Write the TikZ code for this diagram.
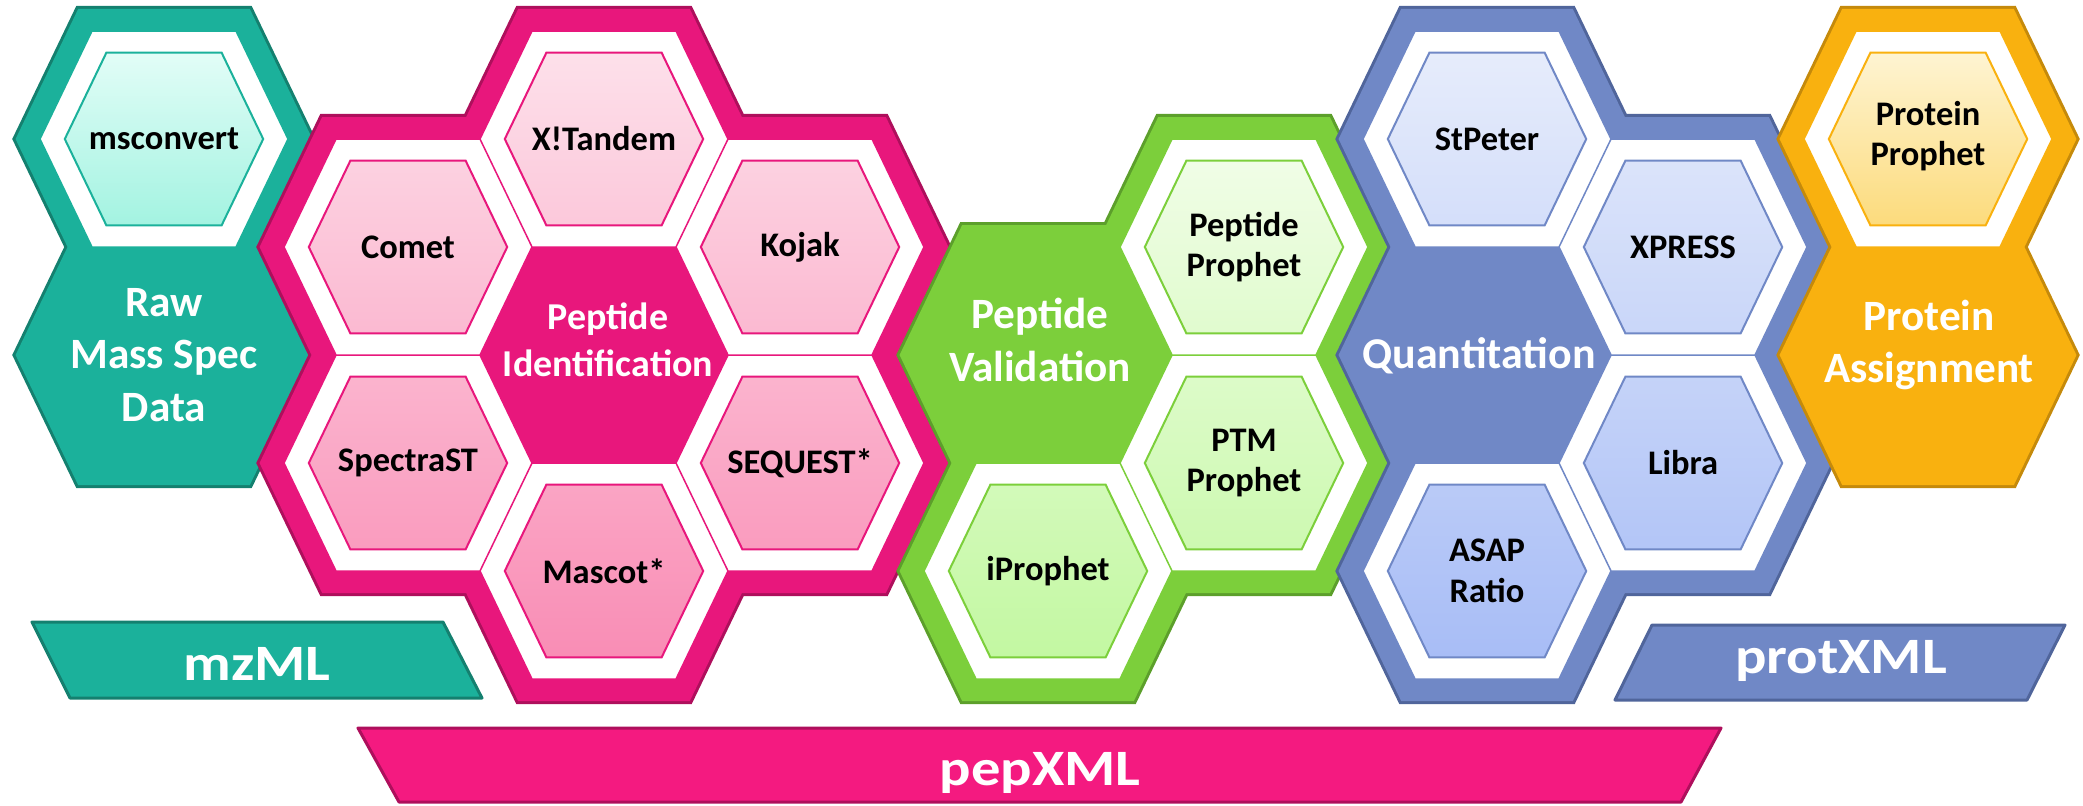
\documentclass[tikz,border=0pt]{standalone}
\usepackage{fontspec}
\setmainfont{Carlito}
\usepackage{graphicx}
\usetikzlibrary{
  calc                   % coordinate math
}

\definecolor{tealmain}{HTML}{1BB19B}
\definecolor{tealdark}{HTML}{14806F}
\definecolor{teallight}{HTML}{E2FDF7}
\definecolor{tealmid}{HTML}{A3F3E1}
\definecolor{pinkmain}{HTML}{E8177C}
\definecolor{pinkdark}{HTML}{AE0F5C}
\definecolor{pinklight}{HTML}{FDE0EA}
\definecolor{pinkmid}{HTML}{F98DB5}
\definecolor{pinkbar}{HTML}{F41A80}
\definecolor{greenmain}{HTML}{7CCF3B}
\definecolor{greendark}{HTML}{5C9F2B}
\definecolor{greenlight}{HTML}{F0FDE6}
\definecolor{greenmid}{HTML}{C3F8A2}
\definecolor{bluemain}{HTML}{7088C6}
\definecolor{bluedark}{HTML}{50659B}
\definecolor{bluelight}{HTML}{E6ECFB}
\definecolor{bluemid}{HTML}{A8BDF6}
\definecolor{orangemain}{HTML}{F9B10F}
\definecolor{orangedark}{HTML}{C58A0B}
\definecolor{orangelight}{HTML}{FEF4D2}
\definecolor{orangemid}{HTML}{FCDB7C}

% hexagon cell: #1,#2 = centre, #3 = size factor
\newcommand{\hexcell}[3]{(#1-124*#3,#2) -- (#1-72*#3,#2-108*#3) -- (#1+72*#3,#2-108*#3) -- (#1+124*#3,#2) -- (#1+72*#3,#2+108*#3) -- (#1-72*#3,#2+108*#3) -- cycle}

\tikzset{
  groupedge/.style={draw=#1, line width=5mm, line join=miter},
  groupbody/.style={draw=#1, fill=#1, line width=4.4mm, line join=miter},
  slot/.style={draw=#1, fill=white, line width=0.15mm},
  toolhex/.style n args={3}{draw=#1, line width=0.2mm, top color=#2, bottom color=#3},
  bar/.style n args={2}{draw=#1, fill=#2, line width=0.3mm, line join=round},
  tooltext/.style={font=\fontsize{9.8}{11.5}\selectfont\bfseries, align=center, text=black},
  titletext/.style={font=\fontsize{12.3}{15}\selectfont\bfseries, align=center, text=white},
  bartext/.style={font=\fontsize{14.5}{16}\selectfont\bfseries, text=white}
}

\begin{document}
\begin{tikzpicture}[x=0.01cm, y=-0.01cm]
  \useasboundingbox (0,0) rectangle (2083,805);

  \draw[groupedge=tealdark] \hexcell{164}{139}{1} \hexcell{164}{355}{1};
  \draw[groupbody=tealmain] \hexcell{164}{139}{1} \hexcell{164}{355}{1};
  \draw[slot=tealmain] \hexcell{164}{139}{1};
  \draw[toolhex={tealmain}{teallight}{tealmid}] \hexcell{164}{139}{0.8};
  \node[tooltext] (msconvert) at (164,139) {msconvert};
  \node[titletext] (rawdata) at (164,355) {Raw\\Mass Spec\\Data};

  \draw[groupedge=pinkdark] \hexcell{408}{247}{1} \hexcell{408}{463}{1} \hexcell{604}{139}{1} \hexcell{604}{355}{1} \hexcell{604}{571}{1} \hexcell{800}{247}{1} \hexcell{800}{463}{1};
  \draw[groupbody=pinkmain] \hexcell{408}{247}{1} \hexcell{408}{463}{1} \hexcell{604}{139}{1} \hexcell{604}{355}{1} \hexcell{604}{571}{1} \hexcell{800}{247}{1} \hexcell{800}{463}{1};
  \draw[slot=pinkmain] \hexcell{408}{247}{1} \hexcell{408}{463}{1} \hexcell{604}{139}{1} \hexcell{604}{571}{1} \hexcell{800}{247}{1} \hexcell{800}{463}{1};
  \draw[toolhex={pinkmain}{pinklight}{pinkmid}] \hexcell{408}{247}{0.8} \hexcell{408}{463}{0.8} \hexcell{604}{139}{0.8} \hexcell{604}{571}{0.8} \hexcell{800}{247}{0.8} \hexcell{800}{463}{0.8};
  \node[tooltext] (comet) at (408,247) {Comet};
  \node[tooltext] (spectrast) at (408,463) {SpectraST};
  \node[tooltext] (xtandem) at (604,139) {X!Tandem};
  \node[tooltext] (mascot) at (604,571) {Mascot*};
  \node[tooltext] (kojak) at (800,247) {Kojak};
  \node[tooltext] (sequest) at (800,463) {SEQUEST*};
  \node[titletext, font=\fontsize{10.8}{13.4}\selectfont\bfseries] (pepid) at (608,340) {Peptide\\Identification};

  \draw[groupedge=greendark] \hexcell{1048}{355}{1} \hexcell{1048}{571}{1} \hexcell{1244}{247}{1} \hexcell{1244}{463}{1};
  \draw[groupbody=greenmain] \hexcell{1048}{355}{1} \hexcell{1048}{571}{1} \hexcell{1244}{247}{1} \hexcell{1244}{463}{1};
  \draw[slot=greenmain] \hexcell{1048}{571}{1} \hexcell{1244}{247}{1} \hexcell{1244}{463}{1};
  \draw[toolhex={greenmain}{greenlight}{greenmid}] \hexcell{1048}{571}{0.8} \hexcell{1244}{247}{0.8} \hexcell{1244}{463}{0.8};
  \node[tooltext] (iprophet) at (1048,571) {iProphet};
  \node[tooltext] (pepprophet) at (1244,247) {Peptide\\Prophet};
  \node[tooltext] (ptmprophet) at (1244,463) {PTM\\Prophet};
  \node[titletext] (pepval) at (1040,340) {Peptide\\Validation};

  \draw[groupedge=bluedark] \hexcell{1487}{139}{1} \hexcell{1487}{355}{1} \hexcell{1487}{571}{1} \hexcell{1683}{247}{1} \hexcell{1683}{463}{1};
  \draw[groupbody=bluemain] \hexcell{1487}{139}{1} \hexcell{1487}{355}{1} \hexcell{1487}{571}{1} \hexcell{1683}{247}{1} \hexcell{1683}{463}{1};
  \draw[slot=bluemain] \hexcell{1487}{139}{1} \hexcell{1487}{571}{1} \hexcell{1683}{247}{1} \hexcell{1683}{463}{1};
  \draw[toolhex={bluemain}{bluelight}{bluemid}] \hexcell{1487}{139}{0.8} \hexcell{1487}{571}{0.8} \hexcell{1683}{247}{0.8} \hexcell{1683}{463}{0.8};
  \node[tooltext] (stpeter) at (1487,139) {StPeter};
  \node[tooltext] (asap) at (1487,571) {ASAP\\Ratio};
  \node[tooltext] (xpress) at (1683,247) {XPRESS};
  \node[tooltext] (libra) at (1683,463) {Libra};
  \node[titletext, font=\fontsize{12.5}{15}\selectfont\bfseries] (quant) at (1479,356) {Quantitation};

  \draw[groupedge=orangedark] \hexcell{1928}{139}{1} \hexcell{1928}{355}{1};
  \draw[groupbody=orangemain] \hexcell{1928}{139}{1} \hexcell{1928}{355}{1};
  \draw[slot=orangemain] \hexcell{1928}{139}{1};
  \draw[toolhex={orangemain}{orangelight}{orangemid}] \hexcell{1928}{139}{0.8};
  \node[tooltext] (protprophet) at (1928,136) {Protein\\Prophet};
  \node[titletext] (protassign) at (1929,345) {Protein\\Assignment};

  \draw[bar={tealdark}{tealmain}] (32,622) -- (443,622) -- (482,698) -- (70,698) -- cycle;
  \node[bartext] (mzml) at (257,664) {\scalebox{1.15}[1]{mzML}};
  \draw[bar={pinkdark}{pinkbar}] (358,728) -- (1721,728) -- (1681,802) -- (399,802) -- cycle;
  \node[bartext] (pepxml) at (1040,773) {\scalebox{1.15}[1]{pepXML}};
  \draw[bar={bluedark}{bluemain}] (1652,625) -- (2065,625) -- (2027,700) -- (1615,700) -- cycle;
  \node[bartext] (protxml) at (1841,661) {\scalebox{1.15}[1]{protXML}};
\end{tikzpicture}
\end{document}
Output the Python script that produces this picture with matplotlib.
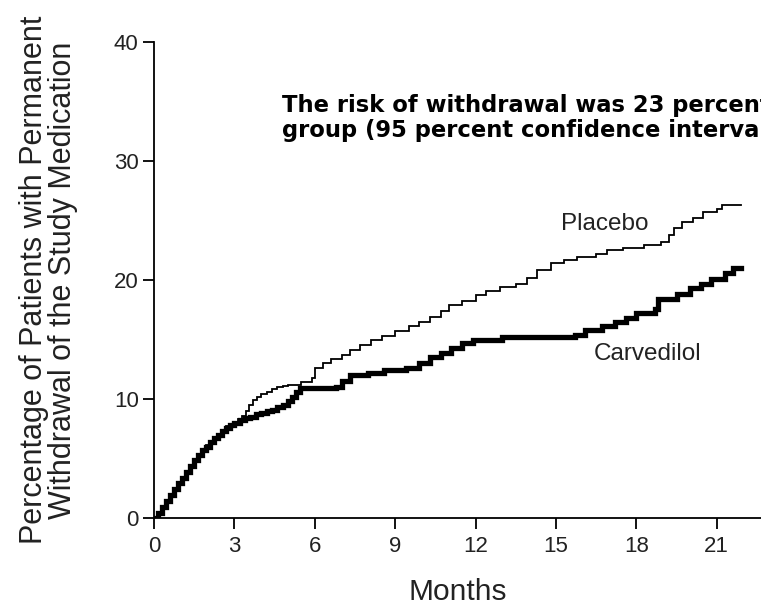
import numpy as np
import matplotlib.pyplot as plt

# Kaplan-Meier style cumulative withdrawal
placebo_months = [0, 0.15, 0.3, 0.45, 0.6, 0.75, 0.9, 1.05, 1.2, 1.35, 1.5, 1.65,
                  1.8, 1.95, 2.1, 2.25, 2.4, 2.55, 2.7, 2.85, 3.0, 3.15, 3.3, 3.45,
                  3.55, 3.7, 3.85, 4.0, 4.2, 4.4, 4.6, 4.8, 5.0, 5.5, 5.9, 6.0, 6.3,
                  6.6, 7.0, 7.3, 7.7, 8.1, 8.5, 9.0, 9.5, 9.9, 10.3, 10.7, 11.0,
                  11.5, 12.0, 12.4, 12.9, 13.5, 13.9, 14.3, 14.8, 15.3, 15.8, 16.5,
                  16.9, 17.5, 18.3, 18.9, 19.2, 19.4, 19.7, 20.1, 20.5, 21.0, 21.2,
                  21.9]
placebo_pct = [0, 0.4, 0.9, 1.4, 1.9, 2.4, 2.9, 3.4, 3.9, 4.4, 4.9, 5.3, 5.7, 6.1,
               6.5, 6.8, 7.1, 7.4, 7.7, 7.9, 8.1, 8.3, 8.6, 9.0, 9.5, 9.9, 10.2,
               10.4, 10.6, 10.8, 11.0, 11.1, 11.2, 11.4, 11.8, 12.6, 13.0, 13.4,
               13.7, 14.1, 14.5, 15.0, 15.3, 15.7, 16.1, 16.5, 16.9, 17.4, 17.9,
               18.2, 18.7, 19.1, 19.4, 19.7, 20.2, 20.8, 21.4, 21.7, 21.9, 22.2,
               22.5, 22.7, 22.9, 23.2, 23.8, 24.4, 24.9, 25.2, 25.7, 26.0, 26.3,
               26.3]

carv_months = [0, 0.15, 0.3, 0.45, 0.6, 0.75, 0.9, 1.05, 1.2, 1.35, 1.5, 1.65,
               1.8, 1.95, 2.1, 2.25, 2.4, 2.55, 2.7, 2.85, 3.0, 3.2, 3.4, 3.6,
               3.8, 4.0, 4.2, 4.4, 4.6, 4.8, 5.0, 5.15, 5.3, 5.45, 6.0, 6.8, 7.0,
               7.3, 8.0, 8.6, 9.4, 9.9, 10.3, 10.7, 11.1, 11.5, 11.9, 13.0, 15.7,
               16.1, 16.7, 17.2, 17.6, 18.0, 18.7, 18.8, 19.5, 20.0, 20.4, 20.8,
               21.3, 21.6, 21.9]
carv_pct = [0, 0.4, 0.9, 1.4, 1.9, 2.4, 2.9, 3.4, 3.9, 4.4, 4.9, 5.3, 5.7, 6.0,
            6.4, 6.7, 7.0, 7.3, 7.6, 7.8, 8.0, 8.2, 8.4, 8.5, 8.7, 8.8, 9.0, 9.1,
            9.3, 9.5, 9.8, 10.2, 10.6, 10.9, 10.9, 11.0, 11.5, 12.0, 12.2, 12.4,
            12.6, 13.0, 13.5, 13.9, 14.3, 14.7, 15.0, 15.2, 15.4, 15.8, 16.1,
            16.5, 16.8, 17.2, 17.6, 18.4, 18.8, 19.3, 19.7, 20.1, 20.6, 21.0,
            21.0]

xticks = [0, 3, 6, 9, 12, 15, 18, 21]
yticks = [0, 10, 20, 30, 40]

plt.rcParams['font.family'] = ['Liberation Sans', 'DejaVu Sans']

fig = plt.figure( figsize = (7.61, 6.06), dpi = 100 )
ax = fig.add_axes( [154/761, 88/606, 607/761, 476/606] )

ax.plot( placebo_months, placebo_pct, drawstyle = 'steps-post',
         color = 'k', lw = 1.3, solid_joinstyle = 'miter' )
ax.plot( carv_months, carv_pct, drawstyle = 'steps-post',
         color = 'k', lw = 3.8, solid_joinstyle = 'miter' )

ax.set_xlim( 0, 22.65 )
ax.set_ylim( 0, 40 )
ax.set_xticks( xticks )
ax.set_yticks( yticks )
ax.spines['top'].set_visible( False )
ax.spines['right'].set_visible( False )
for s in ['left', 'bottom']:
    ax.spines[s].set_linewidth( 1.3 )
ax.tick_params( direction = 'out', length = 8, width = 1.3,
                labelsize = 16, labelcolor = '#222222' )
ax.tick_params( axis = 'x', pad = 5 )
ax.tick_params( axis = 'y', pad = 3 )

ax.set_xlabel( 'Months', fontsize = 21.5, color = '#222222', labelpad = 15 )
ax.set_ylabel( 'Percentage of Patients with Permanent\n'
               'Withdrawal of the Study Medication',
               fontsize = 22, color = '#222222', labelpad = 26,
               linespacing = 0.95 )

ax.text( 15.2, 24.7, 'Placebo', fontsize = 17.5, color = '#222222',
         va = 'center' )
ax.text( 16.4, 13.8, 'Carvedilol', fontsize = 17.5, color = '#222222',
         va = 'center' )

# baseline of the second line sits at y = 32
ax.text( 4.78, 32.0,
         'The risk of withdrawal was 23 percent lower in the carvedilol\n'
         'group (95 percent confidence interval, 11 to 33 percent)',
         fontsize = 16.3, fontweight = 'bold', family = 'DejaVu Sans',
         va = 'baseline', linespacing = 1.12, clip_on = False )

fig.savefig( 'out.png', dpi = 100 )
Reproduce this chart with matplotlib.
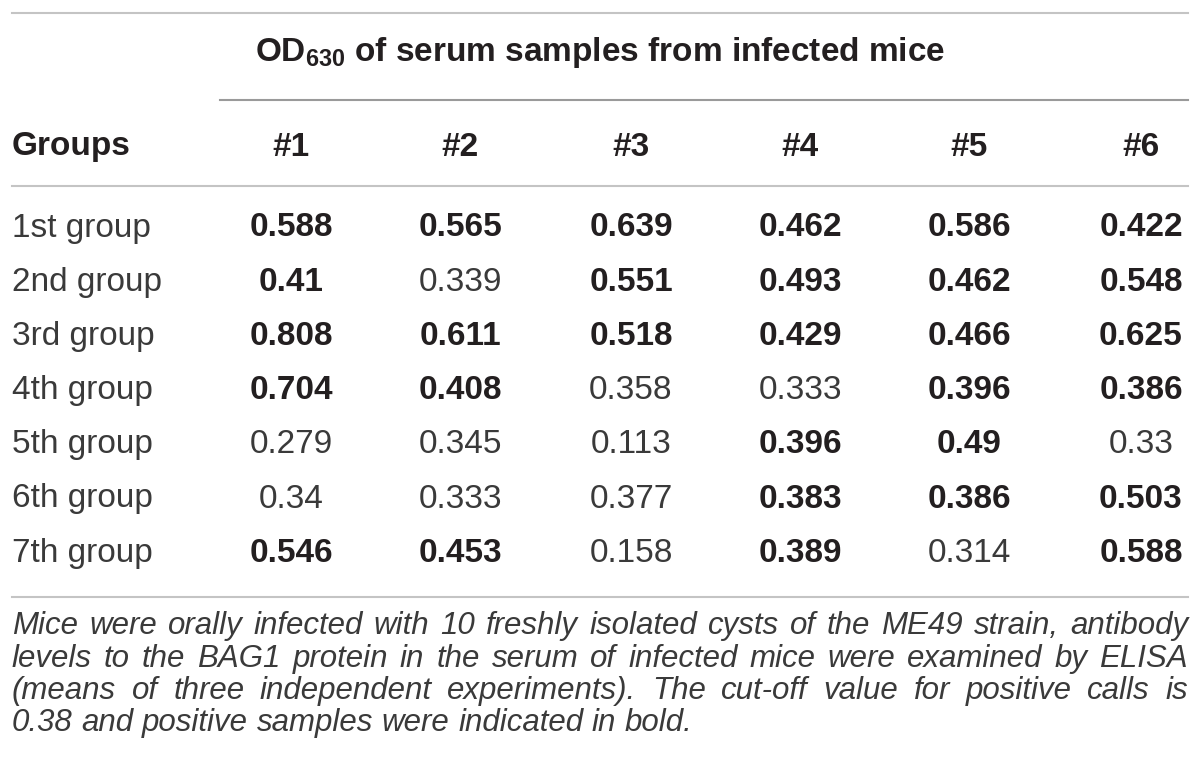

—————

WORK TO COMPLETE: Take the records from their first line through the line containing "(#1-72*#3,#2-108*#3) -- (#1+72*#3,#2-108*#3)" and please return exactly those lines, both ends included, minus the pictures.

RESPONSE TO THE TASK:
Write the TikZ code for this diagram.
\documentclass[tikz,border=0pt]{standalone}
\usepackage{fontspec}
\setmainfont{Carlito}
\usepackage{graphicx}
\usetikzlibrary{
  calc                   % coordinate math
}

\definecolor{tealmain}{HTML}{1BB19B}
\definecolor{tealdark}{HTML}{14806F}
\definecolor{teallight}{HTML}{E2FDF7}
\definecolor{tealmid}{HTML}{A3F3E1}
\definecolor{pinkmain}{HTML}{E8177C}
\definecolor{pinkdark}{HTML}{AE0F5C}
\definecolor{pinklight}{HTML}{FDE0EA}
\definecolor{pinkmid}{HTML}{F98DB5}
\definecolor{pinkbar}{HTML}{F41A80}
\definecolor{greenmain}{HTML}{7CCF3B}
\definecolor{greendark}{HTML}{5C9F2B}
\definecolor{greenlight}{HTML}{F0FDE6}
\definecolor{greenmid}{HTML}{C3F8A2}
\definecolor{bluemain}{HTML}{7088C6}
\definecolor{bluedark}{HTML}{50659B}
\definecolor{bluelight}{HTML}{E6ECFB}
\definecolor{bluemid}{HTML}{A8BDF6}
\definecolor{orangemain}{HTML}{F9B10F}
\definecolor{orangedark}{HTML}{C58A0B}
\definecolor{orangelight}{HTML}{FEF4D2}
\definecolor{orangemid}{HTML}{FCDB7C}

% hexagon cell: #1,#2 = centre, #3 = size factor
\newcommand{\hexcell}[3]{(#1-124*#3,#2) -- (#1-72*#3,#2-108*#3) -- (#1+72*#3,#2-108*#3) -- (#1+124*#3,#2) -- (#1+72*#3,#2+108*#3) -- (#1-72*#3,#2+108*#3) -- cycle}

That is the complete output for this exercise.